** start of PROVIDED MATERIAL **
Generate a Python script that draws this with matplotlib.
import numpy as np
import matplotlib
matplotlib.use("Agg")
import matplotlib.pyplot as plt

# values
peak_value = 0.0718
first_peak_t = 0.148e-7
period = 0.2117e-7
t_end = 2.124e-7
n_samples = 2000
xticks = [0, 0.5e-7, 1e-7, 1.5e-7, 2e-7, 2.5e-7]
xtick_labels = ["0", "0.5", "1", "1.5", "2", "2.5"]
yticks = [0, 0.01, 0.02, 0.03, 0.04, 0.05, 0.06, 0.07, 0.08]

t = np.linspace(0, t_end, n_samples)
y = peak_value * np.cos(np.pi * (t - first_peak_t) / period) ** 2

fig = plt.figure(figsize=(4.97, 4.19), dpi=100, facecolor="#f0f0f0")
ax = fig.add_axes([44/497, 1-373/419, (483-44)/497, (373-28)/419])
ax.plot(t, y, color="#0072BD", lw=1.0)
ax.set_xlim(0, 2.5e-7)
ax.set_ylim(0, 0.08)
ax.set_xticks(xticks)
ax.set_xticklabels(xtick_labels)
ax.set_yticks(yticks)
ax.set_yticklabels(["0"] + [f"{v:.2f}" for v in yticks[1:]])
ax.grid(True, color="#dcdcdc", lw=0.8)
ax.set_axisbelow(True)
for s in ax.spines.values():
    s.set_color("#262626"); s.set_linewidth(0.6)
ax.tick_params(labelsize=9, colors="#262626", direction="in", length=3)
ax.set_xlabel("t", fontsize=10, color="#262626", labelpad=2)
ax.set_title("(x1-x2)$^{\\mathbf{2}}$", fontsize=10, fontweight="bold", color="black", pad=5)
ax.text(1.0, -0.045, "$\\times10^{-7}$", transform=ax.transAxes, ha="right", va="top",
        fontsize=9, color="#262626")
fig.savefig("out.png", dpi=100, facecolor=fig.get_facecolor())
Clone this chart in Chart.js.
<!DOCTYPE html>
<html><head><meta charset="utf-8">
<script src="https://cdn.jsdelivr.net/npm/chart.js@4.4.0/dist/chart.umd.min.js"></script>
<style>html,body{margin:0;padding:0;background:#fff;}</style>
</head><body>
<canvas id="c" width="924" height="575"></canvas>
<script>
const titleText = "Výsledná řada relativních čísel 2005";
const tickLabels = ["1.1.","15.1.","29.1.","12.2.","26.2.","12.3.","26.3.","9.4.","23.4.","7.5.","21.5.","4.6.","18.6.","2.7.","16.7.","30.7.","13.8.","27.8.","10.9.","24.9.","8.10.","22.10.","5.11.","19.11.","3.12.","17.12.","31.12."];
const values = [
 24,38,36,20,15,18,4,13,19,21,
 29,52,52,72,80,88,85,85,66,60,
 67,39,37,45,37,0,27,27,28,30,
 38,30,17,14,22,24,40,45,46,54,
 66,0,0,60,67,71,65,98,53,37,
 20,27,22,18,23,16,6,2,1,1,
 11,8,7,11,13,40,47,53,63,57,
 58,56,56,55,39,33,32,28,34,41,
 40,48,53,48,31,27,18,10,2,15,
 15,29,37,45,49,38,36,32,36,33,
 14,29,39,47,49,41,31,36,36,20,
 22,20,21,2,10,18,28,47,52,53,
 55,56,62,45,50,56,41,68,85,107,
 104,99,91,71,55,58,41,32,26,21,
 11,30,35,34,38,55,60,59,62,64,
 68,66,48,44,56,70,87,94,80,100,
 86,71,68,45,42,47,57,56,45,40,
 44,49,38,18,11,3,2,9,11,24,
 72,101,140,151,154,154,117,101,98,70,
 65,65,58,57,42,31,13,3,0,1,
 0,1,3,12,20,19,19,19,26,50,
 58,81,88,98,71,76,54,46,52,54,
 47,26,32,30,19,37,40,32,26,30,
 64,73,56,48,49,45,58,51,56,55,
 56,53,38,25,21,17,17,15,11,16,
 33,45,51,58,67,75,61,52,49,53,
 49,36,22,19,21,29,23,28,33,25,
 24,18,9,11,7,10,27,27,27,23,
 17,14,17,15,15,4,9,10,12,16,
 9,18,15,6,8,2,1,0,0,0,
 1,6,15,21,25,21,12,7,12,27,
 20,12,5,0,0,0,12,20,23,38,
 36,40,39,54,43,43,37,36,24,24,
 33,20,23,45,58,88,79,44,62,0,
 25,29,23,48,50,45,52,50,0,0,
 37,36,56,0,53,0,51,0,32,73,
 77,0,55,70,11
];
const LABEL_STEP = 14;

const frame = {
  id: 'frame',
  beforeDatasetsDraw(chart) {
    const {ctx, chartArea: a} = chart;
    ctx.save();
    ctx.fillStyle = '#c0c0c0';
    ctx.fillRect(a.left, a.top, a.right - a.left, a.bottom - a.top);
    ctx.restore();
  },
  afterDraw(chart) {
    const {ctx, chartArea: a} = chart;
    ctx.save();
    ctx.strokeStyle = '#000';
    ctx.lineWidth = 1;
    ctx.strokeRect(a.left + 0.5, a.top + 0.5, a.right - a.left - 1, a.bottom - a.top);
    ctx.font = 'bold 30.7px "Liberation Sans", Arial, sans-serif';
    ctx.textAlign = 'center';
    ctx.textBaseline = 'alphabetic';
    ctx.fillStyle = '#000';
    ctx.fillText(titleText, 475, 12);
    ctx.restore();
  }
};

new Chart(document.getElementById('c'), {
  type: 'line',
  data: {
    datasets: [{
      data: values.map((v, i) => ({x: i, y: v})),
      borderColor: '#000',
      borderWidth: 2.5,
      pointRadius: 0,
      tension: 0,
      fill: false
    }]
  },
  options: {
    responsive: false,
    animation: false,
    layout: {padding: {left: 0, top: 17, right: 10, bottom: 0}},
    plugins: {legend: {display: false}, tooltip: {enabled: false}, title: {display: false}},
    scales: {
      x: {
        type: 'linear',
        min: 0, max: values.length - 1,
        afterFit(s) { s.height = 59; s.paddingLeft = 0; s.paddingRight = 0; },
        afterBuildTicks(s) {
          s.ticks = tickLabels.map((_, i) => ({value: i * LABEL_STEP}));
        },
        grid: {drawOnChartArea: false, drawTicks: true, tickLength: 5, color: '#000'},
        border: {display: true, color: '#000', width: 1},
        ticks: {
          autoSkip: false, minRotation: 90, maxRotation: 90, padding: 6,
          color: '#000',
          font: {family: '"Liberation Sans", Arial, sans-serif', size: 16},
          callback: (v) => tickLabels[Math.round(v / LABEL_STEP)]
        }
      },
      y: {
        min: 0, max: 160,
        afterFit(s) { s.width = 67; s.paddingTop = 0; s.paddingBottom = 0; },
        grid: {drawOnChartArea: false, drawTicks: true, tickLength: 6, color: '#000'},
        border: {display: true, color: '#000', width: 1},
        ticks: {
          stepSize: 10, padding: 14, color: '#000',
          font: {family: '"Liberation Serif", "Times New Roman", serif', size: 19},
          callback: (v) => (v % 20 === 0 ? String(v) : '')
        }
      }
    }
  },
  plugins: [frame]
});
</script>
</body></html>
** end of PROVIDED MATERIAL **
** start of PROVIDED MATERIAL **
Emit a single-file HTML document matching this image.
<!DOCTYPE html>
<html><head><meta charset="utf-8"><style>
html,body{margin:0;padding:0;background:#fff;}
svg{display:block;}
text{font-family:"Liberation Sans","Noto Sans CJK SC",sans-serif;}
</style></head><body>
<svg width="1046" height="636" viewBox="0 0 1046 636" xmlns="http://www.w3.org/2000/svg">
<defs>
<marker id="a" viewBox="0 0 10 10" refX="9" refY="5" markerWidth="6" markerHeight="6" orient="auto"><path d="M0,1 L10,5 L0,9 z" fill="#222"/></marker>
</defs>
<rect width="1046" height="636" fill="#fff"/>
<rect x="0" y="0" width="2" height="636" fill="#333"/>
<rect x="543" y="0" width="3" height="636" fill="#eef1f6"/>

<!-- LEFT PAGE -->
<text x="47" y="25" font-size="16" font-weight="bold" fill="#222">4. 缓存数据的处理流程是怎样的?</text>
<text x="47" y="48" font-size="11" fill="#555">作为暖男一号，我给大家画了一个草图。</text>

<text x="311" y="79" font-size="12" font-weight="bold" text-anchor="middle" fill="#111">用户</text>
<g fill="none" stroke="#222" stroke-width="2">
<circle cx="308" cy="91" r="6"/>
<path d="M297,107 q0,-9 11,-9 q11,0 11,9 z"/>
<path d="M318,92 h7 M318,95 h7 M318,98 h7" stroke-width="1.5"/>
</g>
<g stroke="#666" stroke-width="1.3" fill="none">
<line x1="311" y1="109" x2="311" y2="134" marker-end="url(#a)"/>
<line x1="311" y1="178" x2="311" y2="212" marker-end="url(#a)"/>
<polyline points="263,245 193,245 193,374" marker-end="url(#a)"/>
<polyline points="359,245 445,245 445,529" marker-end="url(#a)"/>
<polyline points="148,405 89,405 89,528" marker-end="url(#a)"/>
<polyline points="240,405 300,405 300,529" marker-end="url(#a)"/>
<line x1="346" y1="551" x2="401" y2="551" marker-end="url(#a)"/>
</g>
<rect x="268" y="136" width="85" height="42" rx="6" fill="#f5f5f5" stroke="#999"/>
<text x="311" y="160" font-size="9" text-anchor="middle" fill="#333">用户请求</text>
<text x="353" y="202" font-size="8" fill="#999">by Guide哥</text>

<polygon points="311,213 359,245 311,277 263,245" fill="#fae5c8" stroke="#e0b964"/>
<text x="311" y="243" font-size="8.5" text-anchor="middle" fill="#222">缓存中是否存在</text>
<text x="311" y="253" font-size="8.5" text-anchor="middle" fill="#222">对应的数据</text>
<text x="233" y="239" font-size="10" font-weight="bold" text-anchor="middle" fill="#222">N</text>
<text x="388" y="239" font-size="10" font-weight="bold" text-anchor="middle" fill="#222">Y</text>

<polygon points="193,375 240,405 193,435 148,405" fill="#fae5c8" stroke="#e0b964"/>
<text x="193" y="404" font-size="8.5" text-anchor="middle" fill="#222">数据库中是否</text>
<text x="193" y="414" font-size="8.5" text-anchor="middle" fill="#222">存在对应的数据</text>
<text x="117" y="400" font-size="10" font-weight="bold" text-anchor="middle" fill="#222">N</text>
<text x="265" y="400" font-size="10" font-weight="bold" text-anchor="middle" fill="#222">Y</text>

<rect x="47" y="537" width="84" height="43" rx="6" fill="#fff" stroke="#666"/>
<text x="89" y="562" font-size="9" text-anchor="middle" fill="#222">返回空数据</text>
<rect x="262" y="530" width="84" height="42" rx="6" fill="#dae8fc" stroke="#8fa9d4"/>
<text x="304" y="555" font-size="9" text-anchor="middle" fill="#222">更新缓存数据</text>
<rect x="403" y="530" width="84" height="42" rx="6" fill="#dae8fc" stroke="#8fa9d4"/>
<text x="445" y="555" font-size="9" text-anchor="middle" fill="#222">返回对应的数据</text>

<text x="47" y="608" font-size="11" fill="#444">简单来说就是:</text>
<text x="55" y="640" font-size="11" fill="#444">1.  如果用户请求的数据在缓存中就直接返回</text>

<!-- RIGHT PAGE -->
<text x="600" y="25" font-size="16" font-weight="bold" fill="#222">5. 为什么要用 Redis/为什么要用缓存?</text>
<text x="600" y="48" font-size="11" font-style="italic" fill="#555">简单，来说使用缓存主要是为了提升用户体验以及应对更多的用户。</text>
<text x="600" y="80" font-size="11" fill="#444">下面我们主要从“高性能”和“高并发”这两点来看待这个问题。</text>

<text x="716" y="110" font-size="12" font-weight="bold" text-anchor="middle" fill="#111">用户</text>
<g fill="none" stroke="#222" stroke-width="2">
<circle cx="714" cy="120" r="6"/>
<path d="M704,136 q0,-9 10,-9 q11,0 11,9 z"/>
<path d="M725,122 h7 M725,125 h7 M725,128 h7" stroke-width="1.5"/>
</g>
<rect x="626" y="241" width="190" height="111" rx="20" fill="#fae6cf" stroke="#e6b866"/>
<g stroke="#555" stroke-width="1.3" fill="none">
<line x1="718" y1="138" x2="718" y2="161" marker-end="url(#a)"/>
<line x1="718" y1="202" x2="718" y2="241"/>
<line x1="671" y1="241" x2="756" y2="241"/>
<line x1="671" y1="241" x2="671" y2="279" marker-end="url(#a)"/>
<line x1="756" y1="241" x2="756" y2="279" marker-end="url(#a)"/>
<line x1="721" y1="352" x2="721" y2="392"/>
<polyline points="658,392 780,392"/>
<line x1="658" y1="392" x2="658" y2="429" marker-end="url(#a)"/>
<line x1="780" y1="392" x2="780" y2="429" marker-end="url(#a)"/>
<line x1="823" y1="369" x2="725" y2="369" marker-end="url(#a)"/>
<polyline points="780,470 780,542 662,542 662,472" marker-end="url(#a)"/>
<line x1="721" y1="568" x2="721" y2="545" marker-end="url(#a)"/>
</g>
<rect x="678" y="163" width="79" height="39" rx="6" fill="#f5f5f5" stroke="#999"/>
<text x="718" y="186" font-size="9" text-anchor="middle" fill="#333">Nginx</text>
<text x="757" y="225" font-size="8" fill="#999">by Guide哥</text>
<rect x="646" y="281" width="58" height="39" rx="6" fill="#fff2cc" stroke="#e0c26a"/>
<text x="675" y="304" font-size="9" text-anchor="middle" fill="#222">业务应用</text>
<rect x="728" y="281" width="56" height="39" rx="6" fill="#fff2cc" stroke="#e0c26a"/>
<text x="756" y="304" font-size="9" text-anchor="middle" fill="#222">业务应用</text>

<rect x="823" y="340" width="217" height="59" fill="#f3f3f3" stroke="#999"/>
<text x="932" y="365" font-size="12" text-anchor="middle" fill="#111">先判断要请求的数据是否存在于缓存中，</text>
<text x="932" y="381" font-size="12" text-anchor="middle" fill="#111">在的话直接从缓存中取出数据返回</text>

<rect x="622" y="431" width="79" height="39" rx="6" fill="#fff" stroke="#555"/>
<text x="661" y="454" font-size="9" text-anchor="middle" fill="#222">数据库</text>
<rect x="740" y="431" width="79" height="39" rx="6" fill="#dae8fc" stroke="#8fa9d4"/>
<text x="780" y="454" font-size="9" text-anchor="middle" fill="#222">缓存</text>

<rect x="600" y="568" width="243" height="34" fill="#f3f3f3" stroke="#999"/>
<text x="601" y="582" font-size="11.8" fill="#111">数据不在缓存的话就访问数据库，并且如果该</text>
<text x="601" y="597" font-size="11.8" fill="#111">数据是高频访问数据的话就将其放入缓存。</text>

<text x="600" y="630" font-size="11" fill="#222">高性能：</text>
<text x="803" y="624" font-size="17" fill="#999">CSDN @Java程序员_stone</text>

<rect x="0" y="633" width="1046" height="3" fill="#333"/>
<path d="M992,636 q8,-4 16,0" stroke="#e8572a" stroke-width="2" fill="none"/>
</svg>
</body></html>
** end of PROVIDED MATERIAL **
▸ **DO THIS**:
Copy verbatim the line that contains "Generate a Python", the line that contains "y = peak_value", and all lines between them.

▸ **RESPONSE**:
Generate a Python script that draws this with matplotlib.
import numpy as np
import matplotlib
matplotlib.use("Agg")
import matplotlib.pyplot as plt

# values
peak_value = 0.0718
first_peak_t = 0.148e-7
period = 0.2117e-7
t_end = 2.124e-7
n_samples = 2000
xticks = [0, 0.5e-7, 1e-7, 1.5e-7, 2e-7, 2.5e-7]
xtick_labels = ["0", "0.5", "1", "1.5", "2", "2.5"]
yticks = [0, 0.01, 0.02, 0.03, 0.04, 0.05, 0.06, 0.07, 0.08]

t = np.linspace(0, t_end, n_samples)
y = peak_value * np.cos(np.pi * (t - first_peak_t) / period) ** 2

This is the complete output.